**STATED TASK**
Your task is to transcribe the data in full.

******************************

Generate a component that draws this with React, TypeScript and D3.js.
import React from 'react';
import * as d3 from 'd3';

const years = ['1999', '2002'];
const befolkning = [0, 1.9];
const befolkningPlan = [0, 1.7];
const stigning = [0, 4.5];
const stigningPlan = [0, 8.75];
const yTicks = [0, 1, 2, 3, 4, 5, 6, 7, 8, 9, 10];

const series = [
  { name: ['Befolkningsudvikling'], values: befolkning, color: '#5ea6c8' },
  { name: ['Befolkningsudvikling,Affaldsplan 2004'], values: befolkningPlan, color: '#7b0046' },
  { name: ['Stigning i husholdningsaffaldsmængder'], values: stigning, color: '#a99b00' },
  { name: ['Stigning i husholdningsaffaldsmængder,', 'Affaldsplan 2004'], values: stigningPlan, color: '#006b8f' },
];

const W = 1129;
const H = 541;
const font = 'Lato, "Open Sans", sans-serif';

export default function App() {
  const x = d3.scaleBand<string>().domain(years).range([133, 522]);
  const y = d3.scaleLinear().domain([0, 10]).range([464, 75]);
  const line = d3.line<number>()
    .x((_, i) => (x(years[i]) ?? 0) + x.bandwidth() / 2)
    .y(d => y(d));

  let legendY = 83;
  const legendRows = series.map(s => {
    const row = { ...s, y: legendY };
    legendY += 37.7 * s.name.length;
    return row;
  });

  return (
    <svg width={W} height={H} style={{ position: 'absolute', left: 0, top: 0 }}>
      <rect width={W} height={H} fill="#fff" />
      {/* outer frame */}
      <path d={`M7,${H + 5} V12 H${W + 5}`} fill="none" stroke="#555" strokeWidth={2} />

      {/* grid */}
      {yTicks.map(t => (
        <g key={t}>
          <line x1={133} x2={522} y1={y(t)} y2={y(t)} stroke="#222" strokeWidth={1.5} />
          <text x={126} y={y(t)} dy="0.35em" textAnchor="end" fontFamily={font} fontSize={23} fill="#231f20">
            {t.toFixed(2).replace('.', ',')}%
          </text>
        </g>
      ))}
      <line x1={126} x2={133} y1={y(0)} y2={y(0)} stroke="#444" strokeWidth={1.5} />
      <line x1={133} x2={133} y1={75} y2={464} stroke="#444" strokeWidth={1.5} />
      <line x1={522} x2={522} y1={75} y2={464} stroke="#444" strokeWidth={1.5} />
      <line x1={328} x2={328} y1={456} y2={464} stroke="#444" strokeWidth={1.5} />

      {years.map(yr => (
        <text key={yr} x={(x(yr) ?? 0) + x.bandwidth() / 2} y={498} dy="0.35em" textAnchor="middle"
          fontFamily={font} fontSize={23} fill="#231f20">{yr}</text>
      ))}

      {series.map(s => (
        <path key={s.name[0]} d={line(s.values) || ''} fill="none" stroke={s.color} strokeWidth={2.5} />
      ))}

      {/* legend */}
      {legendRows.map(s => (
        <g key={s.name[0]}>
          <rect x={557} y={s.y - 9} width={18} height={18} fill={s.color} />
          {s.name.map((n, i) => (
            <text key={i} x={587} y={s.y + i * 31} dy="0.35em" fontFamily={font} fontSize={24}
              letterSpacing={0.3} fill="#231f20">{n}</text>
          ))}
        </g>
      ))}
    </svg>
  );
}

******************************

**EXERCISE ANSWER**
Generate a component that draws this with React, TypeScript and D3.js.
import React from 'react';
import * as d3 from 'd3';

const years = ['1999', '2002'];
const befolkning = [0, 1.9];
const befolkningPlan = [0, 1.7];
const stigning = [0, 4.5];
const stigningPlan = [0, 8.75];
const yTicks = [0, 1, 2, 3, 4, 5, 6, 7, 8, 9, 10];

const series = [
  { name: ['Befolkningsudvikling'], values: befolkning, color: '#5ea6c8' },
  { name: ['Befolkningsudvikling,Affaldsplan 2004'], values: befolkningPlan, color: '#7b0046' },
  { name: ['Stigning i husholdningsaffaldsmængder'], values: stigning, color: '#a99b00' },
  { name: ['Stigning i husholdningsaffaldsmængder,', 'Affaldsplan 2004'], values: stigningPlan, color: '#006b8f' },
];

const W = 1129;
const H = 541;
const font = 'Lato, "Open Sans", sans-serif';

export default function App() {
  const x = d3.scaleBand<string>().domain(years).range([133, 522]);
  const y = d3.scaleLinear().domain([0, 10]).range([464, 75]);
  const line = d3.line<number>()
    .x((_, i) => (x(years[i]) ?? 0) + x.bandwidth() / 2)
    .y(d => y(d));

  let legendY = 83;
  const legendRows = series.map(s => {
    const row = { ...s, y: legendY };
    legendY += 37.7 * s.name.length;
    return row;
  });

  return (
    <svg width={W} height={H} style={{ position: 'absolute', left: 0, top: 0 }}>
      <rect width={W} height={H} fill="#fff" />
      {/* outer frame */}
      <path d={`M7,${H + 5} V12 H${W + 5}`} fill="none" stroke="#555" strokeWidth={2} />

      {/* grid */}
      {yTicks.map(t => (
        <g key={t}>
          <line x1={133} x2={522} y1={y(t)} y2={y(t)} stroke="#222" strokeWidth={1.5} />
          <text x={126} y={y(t)} dy="0.35em" textAnchor="end" fontFamily={font} fontSize={23} fill="#231f20">
            {t.toFixed(2).replace('.', ',')}%
          </text>
        </g>
      ))}
      <line x1={126} x2={133} y1={y(0)} y2={y(0)} stroke="#444" strokeWidth={1.5} />
      <line x1={133} x2={133} y1={75} y2={464} stroke="#444" strokeWidth={1.5} />
      <line x1={522} x2={522} y1={75} y2={464} stroke="#444" strokeWidth={1.5} />
      <line x1={328} x2={328} y1={456} y2={464} stroke="#444" strokeWidth={1.5} />

      {years.map(yr => (
        <text key={yr} x={(x(yr) ?? 0) + x.bandwidth() / 2} y={498} dy="0.35em" textAnchor="middle"
          fontFamily={font} fontSize={23} fill="#231f20">{yr}</text>
      ))}

      {series.map(s => (
        <path key={s.name[0]} d={line(s.values) || ''} fill="none" stroke={s.color} strokeWidth={2.5} />
      ))}

      {/* legend */}
      {legendRows.map(s => (
        <g key={s.name[0]}>
          <rect x={557} y={s.y - 9} width={18} height={18} fill={s.color} />
          {s.name.map((n, i) => (
            <text key={i} x={587} y={s.y + i * 31} dy="0.35em" fontFamily={font} fontSize={24}
              letterSpacing={0.3} fill="#231f20">{n}</text>
          ))}
        </g>
      ))}
    </svg>
  );
}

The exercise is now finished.